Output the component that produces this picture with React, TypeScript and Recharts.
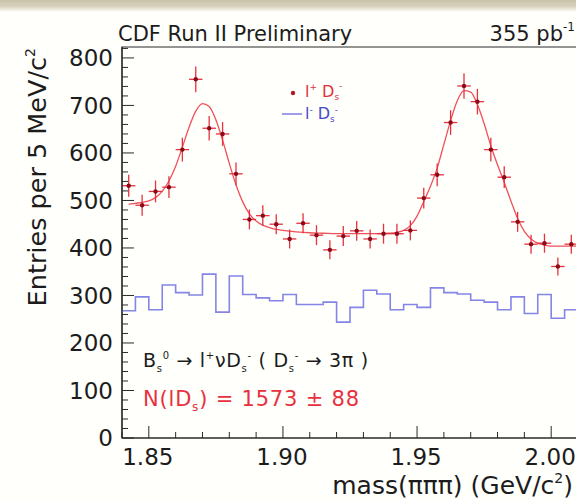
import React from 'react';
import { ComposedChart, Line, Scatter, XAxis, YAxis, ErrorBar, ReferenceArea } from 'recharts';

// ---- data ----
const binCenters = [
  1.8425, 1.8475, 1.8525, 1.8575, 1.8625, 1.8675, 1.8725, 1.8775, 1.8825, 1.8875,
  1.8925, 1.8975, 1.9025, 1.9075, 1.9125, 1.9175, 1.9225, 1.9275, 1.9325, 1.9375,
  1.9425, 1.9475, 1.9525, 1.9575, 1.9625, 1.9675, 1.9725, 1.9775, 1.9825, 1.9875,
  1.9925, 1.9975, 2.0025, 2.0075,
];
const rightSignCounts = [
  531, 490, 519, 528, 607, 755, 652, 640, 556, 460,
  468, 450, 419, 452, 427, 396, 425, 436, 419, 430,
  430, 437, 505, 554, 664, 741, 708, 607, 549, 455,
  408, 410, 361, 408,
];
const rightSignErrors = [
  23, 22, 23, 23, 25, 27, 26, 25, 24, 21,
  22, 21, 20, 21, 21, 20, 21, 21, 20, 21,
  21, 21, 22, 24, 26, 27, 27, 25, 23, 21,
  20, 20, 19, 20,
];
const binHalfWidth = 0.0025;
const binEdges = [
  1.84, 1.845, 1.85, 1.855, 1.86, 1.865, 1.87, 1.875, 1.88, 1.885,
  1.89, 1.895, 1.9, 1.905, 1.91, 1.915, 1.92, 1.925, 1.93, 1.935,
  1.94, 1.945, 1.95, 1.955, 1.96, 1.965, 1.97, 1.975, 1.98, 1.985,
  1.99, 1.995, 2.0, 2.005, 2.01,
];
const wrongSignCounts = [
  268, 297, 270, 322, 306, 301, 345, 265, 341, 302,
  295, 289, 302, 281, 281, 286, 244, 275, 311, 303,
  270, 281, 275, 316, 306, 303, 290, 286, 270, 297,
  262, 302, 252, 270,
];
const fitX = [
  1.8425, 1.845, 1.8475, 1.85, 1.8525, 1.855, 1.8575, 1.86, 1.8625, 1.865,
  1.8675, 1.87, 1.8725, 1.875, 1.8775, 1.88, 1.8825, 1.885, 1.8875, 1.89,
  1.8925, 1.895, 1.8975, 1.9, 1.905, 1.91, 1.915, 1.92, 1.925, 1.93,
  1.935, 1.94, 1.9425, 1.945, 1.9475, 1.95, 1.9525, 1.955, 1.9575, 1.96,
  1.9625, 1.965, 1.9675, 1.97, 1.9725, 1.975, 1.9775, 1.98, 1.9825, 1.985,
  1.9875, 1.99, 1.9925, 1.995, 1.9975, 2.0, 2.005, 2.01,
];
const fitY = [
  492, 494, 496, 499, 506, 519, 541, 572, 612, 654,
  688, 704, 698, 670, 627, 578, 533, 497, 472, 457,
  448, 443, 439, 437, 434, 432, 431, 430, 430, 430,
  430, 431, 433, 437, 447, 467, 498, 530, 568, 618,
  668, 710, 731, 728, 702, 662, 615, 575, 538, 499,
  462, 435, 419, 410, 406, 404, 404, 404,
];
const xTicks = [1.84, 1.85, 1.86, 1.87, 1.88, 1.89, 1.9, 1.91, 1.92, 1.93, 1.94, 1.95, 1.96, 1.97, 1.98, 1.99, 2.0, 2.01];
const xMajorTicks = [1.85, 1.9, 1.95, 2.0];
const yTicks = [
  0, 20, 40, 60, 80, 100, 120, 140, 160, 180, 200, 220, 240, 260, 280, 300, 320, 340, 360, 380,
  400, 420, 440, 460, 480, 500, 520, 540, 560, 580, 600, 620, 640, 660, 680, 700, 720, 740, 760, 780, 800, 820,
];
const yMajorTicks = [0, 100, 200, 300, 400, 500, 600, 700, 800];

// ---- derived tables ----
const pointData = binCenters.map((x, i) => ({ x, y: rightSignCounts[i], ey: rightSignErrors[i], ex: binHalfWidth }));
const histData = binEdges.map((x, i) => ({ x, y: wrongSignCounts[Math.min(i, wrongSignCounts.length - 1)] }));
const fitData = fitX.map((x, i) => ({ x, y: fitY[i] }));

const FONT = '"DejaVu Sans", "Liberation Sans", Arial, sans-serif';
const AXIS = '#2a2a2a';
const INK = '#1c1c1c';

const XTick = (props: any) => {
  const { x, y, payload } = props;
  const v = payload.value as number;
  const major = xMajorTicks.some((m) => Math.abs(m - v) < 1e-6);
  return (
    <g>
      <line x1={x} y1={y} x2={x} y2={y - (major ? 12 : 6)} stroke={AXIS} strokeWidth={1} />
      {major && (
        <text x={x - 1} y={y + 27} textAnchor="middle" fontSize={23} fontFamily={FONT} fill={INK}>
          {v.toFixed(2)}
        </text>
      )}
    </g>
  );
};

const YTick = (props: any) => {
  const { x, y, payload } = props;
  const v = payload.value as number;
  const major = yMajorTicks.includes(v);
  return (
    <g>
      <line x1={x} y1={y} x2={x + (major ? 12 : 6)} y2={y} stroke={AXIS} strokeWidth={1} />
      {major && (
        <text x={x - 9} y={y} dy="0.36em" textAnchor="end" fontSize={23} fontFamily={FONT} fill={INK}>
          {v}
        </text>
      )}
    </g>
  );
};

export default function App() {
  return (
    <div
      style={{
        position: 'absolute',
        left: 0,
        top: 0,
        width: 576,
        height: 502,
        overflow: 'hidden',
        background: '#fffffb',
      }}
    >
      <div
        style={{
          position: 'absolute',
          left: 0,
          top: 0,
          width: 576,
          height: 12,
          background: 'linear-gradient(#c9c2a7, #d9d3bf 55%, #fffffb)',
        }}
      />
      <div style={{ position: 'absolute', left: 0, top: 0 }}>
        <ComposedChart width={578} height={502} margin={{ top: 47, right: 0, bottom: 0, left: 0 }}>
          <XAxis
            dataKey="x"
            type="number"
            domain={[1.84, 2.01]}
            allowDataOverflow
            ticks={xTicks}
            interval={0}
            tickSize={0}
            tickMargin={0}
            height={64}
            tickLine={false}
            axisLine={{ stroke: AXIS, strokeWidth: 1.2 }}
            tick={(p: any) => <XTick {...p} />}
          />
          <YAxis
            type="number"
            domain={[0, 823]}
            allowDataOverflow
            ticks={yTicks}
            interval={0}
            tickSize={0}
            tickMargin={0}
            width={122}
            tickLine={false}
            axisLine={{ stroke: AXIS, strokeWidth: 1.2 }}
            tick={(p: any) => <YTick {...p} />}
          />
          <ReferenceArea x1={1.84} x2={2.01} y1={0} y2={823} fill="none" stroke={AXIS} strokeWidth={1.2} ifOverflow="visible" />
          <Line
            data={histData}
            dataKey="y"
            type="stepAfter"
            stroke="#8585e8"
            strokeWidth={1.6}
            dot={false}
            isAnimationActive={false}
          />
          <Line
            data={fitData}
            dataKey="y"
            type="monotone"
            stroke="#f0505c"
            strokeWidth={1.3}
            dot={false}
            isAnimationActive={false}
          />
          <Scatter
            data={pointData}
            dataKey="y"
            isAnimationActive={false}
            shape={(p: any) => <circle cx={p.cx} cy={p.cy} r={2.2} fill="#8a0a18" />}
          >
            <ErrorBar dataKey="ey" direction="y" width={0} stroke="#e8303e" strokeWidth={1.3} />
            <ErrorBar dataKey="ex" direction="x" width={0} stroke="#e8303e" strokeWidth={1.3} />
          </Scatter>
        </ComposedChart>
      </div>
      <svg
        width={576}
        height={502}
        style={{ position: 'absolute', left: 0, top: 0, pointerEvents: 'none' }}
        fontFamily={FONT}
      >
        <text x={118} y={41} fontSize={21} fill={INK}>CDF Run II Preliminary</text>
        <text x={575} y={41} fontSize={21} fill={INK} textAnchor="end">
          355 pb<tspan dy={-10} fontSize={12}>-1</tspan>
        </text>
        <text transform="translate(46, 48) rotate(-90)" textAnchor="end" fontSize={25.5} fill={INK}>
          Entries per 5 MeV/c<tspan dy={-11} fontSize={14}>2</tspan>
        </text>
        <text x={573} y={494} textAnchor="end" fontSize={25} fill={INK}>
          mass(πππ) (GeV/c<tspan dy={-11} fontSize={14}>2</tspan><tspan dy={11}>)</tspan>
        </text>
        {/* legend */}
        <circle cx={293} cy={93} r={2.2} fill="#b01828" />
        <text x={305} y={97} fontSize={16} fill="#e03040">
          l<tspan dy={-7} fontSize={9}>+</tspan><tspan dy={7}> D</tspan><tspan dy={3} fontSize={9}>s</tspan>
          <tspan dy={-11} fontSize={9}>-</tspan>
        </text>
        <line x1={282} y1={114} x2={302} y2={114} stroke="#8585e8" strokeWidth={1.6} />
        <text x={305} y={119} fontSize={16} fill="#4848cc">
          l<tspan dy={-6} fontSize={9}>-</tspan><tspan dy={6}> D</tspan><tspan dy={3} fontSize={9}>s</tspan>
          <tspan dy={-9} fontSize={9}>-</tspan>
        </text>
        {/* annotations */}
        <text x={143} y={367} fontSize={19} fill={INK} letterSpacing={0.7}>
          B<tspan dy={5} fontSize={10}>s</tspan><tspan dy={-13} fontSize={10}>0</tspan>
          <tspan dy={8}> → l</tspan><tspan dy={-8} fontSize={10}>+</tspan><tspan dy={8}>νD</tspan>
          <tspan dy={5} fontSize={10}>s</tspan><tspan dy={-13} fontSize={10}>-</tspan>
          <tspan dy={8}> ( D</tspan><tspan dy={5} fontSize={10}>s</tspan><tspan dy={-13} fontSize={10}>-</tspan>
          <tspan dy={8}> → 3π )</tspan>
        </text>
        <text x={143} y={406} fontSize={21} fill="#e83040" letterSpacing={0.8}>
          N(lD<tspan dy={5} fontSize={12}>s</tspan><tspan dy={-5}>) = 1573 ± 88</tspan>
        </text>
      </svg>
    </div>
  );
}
*****
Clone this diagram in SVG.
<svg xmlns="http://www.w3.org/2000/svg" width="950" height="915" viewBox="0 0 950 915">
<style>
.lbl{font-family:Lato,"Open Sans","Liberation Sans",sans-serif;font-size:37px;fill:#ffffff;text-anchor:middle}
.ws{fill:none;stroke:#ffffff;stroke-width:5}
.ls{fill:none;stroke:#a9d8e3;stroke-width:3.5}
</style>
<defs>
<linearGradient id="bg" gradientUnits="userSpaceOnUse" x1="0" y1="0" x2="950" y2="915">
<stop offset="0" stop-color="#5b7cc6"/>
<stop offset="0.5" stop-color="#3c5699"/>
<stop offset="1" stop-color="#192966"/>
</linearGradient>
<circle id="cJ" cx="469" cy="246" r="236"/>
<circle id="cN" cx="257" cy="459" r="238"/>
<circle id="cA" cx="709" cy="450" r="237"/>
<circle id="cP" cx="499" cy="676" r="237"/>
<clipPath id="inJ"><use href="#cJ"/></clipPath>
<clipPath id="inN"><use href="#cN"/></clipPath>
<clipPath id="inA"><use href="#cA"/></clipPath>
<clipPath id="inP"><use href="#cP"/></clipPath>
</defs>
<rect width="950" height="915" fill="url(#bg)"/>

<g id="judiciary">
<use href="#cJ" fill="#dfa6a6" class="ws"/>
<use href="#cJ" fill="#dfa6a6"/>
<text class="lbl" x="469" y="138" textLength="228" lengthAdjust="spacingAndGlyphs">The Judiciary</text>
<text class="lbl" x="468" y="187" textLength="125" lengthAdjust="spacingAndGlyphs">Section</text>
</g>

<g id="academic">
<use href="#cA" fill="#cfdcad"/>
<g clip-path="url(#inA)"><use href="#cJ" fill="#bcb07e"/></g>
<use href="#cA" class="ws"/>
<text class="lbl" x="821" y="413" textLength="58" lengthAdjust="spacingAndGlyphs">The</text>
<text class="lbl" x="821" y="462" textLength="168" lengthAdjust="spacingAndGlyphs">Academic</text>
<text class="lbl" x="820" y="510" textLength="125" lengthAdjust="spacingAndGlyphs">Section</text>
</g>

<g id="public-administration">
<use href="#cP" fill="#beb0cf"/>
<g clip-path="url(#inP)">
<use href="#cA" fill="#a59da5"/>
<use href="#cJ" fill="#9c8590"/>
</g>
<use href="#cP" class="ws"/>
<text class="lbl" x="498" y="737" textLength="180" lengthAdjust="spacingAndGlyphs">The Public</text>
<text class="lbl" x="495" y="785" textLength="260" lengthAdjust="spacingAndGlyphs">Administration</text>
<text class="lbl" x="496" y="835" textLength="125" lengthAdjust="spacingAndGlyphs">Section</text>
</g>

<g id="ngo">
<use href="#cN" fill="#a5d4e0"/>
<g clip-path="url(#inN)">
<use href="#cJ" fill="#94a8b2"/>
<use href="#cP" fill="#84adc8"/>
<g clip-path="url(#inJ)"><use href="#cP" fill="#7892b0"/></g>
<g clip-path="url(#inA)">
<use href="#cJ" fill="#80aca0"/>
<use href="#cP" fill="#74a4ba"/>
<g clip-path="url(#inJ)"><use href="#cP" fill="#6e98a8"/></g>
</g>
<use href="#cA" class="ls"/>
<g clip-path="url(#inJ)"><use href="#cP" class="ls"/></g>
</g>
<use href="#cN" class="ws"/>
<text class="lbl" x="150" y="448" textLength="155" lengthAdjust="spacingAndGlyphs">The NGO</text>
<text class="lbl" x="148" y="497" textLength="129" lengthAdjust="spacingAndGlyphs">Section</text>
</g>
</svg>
*****
### [Directive]
Could you quote, word for word, only the lines from the one containing "Output the component" through the one containing "YAxis, ErrorBar, ReferenceArea", both included, and leave out any pictures?

### [Response for this exercise]
Output the component that produces this picture with React, TypeScript and Recharts.
import React from 'react';
import { ComposedChart, Line, Scatter, XAxis, YAxis, ErrorBar, ReferenceArea } from 'recharts';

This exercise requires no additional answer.